-- Exercise details --
Make an exact transcription of the material, leaving out all images.
────
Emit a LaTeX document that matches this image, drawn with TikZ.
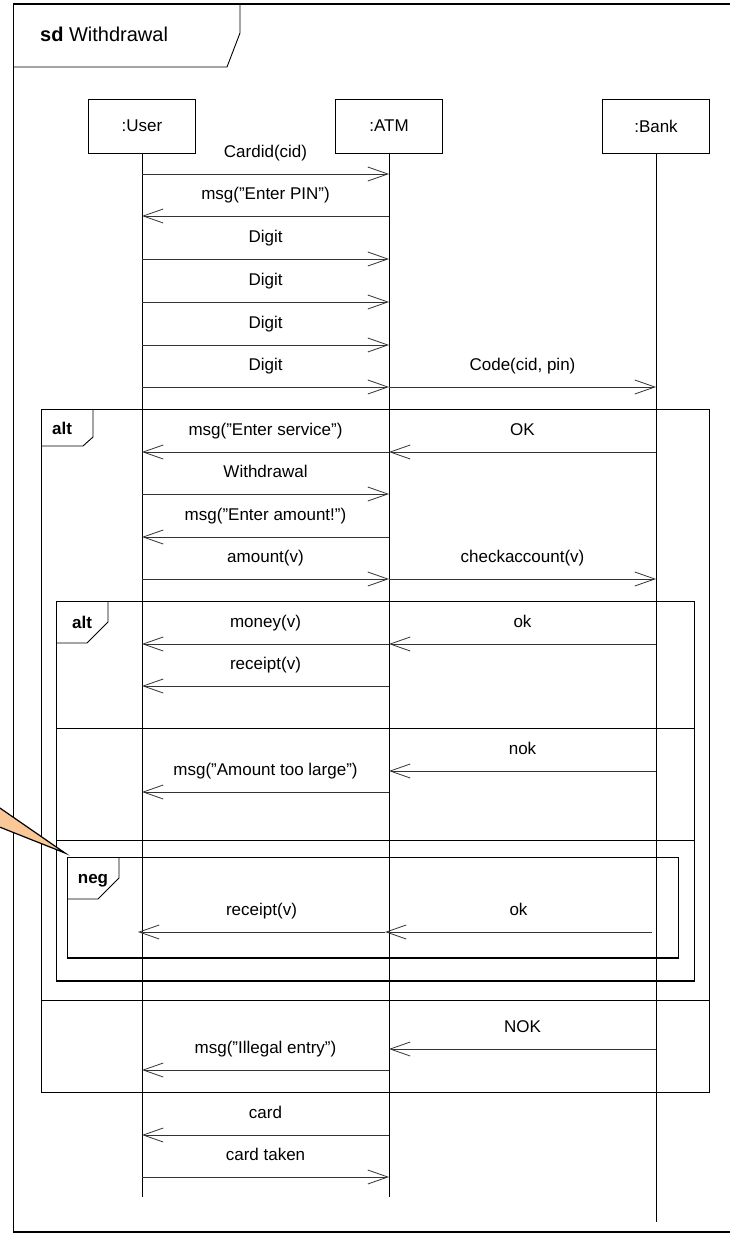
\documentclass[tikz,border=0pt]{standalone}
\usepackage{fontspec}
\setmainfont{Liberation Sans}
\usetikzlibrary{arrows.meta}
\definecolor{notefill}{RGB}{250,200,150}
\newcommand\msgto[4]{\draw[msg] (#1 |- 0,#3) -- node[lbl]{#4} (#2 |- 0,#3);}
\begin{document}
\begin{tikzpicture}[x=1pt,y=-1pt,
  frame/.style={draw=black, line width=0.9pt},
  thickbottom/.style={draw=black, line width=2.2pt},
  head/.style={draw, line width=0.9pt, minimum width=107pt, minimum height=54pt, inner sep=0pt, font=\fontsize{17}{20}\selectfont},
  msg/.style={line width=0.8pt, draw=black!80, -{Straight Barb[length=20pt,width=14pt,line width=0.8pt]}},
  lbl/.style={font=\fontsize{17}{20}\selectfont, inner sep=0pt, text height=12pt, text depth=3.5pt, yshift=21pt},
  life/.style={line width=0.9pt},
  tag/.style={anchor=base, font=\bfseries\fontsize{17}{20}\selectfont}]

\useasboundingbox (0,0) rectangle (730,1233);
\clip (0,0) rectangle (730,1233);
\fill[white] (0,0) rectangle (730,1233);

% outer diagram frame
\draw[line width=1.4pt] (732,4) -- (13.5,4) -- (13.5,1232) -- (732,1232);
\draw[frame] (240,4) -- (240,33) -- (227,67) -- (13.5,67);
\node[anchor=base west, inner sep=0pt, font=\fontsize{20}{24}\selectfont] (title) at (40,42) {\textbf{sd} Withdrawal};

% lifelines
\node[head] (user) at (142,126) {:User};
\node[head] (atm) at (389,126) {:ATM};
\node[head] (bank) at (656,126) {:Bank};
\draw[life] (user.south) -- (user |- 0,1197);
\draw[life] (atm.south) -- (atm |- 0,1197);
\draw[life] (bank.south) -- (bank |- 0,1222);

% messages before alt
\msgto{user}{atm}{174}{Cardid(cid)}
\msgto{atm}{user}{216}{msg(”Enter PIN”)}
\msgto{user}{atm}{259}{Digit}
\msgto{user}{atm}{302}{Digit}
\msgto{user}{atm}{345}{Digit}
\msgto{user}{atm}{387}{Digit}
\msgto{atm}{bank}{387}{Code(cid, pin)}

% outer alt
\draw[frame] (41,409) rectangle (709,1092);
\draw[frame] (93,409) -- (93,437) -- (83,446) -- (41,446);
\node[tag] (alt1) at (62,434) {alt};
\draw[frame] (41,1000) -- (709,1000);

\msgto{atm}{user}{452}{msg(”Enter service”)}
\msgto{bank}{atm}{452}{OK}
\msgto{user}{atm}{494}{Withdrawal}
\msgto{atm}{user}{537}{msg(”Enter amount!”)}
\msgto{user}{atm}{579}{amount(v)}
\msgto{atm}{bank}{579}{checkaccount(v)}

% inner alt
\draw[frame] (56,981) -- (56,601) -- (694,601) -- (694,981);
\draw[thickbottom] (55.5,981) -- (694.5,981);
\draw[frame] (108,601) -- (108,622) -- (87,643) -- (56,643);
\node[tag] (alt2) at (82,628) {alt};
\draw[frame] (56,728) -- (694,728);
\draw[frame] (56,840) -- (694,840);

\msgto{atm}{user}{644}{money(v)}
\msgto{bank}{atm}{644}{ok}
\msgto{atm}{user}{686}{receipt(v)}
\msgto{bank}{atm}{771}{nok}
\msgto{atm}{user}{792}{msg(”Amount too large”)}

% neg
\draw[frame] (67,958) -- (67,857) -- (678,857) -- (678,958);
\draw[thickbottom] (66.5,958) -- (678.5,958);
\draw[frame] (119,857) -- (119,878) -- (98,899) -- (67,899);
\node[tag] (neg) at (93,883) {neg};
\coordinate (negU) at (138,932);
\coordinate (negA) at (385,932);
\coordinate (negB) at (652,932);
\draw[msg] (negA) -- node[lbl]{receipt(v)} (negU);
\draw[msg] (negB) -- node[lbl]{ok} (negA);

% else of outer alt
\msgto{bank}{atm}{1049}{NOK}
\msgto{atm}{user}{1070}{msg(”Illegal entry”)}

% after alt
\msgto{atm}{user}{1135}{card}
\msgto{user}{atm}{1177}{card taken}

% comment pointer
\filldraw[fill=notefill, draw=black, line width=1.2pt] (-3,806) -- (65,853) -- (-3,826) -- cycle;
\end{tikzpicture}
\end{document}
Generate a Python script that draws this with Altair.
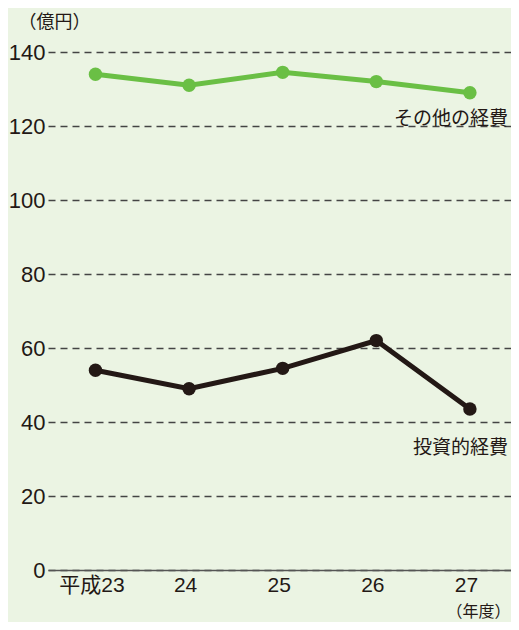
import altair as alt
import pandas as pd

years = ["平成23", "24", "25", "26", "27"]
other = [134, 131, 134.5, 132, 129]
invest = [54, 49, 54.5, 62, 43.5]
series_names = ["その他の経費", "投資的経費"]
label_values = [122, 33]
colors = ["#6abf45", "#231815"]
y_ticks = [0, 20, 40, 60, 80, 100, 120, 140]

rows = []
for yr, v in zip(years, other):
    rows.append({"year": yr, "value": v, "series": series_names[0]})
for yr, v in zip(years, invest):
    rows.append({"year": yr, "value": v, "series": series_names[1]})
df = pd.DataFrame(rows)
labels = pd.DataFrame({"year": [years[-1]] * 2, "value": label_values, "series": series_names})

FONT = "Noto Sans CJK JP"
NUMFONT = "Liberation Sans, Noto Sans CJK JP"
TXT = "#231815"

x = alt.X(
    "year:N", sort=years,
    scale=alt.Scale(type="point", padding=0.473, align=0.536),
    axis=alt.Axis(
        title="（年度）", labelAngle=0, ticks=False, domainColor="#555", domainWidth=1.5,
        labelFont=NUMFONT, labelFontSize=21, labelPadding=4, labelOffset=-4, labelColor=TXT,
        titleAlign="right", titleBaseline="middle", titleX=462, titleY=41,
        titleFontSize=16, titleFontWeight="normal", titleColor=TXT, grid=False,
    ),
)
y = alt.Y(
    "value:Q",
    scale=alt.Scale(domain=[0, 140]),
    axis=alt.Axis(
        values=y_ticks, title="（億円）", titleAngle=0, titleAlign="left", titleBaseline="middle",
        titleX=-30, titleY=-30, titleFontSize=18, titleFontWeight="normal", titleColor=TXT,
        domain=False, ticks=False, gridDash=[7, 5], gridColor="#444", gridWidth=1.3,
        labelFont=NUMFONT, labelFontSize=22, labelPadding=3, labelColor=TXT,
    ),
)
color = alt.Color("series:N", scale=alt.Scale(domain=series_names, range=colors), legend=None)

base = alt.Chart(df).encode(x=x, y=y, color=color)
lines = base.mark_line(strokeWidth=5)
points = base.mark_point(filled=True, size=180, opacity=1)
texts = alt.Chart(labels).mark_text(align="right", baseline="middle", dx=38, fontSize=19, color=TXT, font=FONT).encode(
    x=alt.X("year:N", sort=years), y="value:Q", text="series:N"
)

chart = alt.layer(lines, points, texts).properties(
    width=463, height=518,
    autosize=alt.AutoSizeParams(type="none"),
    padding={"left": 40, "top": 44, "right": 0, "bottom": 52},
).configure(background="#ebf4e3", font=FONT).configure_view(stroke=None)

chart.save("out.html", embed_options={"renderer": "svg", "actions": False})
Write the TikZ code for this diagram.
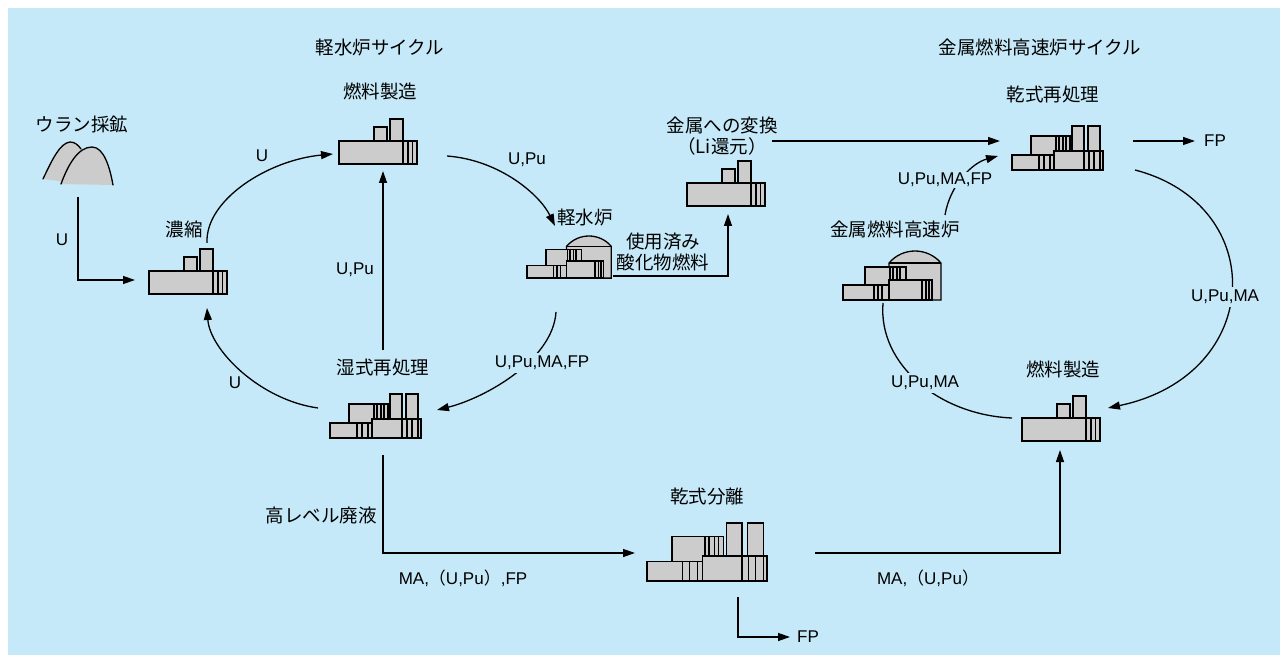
────
-- Full solution --
Emit a LaTeX document that matches this image, drawn with TikZ.
\documentclass[tikz,border=0pt]{standalone}
\usepackage{fontspec}
\setmainfont{Liberation Sans}
\usetikzlibrary{arrows.meta}
\definecolor{notefill}{RGB}{250,200,150}
\newcommand\msgto[4]{\draw[msg] (#1 |- 0,#3) -- node[lbl]{#4} (#2 |- 0,#3);}
\begin{document}
\begin{tikzpicture}[x=1pt,y=-1pt,
  frame/.style={draw=black, line width=0.9pt},
  thickbottom/.style={draw=black, line width=2.2pt},
  head/.style={draw, line width=0.9pt, minimum width=107pt, minimum height=54pt, inner sep=0pt, font=\fontsize{17}{20}\selectfont},
  msg/.style={line width=0.8pt, draw=black!80, -{Straight Barb[length=20pt,width=14pt,line width=0.8pt]}},
  lbl/.style={font=\fontsize{17}{20}\selectfont, inner sep=0pt, text height=12pt, text depth=3.5pt, yshift=21pt},
  life/.style={line width=0.9pt},
  tag/.style={anchor=base, font=\bfseries\fontsize{17}{20}\selectfont}]

\useasboundingbox (0,0) rectangle (730,1233);
\clip (0,0) rectangle (730,1233);
\fill[white] (0,0) rectangle (730,1233);

% outer diagram frame
\draw[line width=1.4pt] (732,4) -- (13.5,4) -- (13.5,1232) -- (732,1232);
\draw[frame] (240,4) -- (240,33) -- (227,67) -- (13.5,67);
\node[anchor=base west, inner sep=0pt, font=\fontsize{20}{24}\selectfont] (title) at (40,42) {\textbf{sd} Withdrawal};

% lifelines
\node[head] (user) at (142,126) {:User};
\node[head] (atm) at (389,126) {:ATM};
\node[head] (bank) at (656,126) {:Bank};
\draw[life] (user.south) -- (user |- 0,1197);
\draw[life] (atm.south) -- (atm |- 0,1197);
\draw[life] (bank.south) -- (bank |- 0,1222);

% messages before alt
\msgto{user}{atm}{174}{Cardid(cid)}
\msgto{atm}{user}{216}{msg(”Enter PIN”)}
\msgto{user}{atm}{259}{Digit}
\msgto{user}{atm}{302}{Digit}
\msgto{user}{atm}{345}{Digit}
\msgto{user}{atm}{387}{Digit}
\msgto{atm}{bank}{387}{Code(cid, pin)}

% outer alt
\draw[frame] (41,409) rectangle (709,1092);
\draw[frame] (93,409) -- (93,437) -- (83,446) -- (41,446);
\node[tag] (alt1) at (62,434) {alt};
\draw[frame] (41,1000) -- (709,1000);

\msgto{atm}{user}{452}{msg(”Enter service”)}
\msgto{bank}{atm}{452}{OK}
\msgto{user}{atm}{494}{Withdrawal}
\msgto{atm}{user}{537}{msg(”Enter amount!”)}
\msgto{user}{atm}{579}{amount(v)}
\msgto{atm}{bank}{579}{checkaccount(v)}

% inner alt
\draw[frame] (56,981) -- (56,601) -- (694,601) -- (694,981);
\draw[thickbottom] (55.5,981) -- (694.5,981);
\draw[frame] (108,601) -- (108,622) -- (87,643) -- (56,643);
\node[tag] (alt2) at (82,628) {alt};
\draw[frame] (56,728) -- (694,728);
\draw[frame] (56,840) -- (694,840);

\msgto{atm}{user}{644}{money(v)}
\msgto{bank}{atm}{644}{ok}
\msgto{atm}{user}{686}{receipt(v)}
\msgto{bank}{atm}{771}{nok}
\msgto{atm}{user}{792}{msg(”Amount too large”)}

% neg
\draw[frame] (67,958) -- (67,857) -- (678,857) -- (678,958);
\draw[thickbottom] (66.5,958) -- (678.5,958);
\draw[frame] (119,857) -- (119,878) -- (98,899) -- (67,899);
\node[tag] (neg) at (93,883) {neg};
\coordinate (negU) at (138,932);
\coordinate (negA) at (385,932);
\coordinate (negB) at (652,932);
\draw[msg] (negA) -- node[lbl]{receipt(v)} (negU);
\draw[msg] (negB) -- node[lbl]{ok} (negA);

% else of outer alt
\msgto{bank}{atm}{1049}{NOK}
\msgto{atm}{user}{1070}{msg(”Illegal entry”)}

% after alt
\msgto{atm}{user}{1135}{card}
\msgto{user}{atm}{1177}{card taken}

% comment pointer
\filldraw[fill=notefill, draw=black, line width=1.2pt] (-3,806) -- (65,853) -- (-3,826) -- cycle;
\end{tikzpicture}
\end{document}
Generate a Python script that draws this with Altair.
import altair as alt
import pandas as pd

years = ["平成23", "24", "25", "26", "27"]
other = [134, 131, 134.5, 132, 129]
invest = [54, 49, 54.5, 62, 43.5]
series_names = ["その他の経費", "投資的経費"]
label_values = [122, 33]
colors = ["#6abf45", "#231815"]
y_ticks = [0, 20, 40, 60, 80, 100, 120, 140]

rows = []
for yr, v in zip(years, other):
    rows.append({"year": yr, "value": v, "series": series_names[0]})
for yr, v in zip(years, invest):
    rows.append({"year": yr, "value": v, "series": series_names[1]})
df = pd.DataFrame(rows)
labels = pd.DataFrame({"year": [years[-1]] * 2, "value": label_values, "series": series_names})

FONT = "Noto Sans CJK JP"
NUMFONT = "Liberation Sans, Noto Sans CJK JP"
TXT = "#231815"

x = alt.X(
    "year:N", sort=years,
    scale=alt.Scale(type="point", padding=0.473, align=0.536),
    axis=alt.Axis(
        title="（年度）", labelAngle=0, ticks=False, domainColor="#555", domainWidth=1.5,
        labelFont=NUMFONT, labelFontSize=21, labelPadding=4, labelOffset=-4, labelColor=TXT,
        titleAlign="right", titleBaseline="middle", titleX=462, titleY=41,
        titleFontSize=16, titleFontWeight="normal", titleColor=TXT, grid=False,
    ),
)
y = alt.Y(
    "value:Q",
    scale=alt.Scale(domain=[0, 140]),
    axis=alt.Axis(
        values=y_ticks, title="（億円）", titleAngle=0, titleAlign="left", titleBaseline="middle",
        titleX=-30, titleY=-30, titleFontSize=18, titleFontWeight="normal", titleColor=TXT,
        domain=False, ticks=False, gridDash=[7, 5], gridColor="#444", gridWidth=1.3,
        labelFont=NUMFONT, labelFontSize=22, labelPadding=3, labelColor=TXT,
    ),
)
color = alt.Color("series:N", scale=alt.Scale(domain=series_names, range=colors), legend=None)

base = alt.Chart(df).encode(x=x, y=y, color=color)
lines = base.mark_line(strokeWidth=5)
points = base.mark_point(filled=True, size=180, opacity=1)
texts = alt.Chart(labels).mark_text(align="right", baseline="middle", dx=38, fontSize=19, color=TXT, font=FONT).encode(
    x=alt.X("year:N", sort=years), y="value:Q", text="series:N"
)

chart = alt.layer(lines, points, texts).properties(
    width=463, height=518,
    autosize=alt.AutoSizeParams(type="none"),
    padding={"left": 40, "top": 44, "right": 0, "bottom": 52},
).configure(background="#ebf4e3", font=FONT).configure_view(stroke=None)

chart.save("out.html", embed_options={"renderer": "svg", "actions": False})
Write the TikZ code for this diagram.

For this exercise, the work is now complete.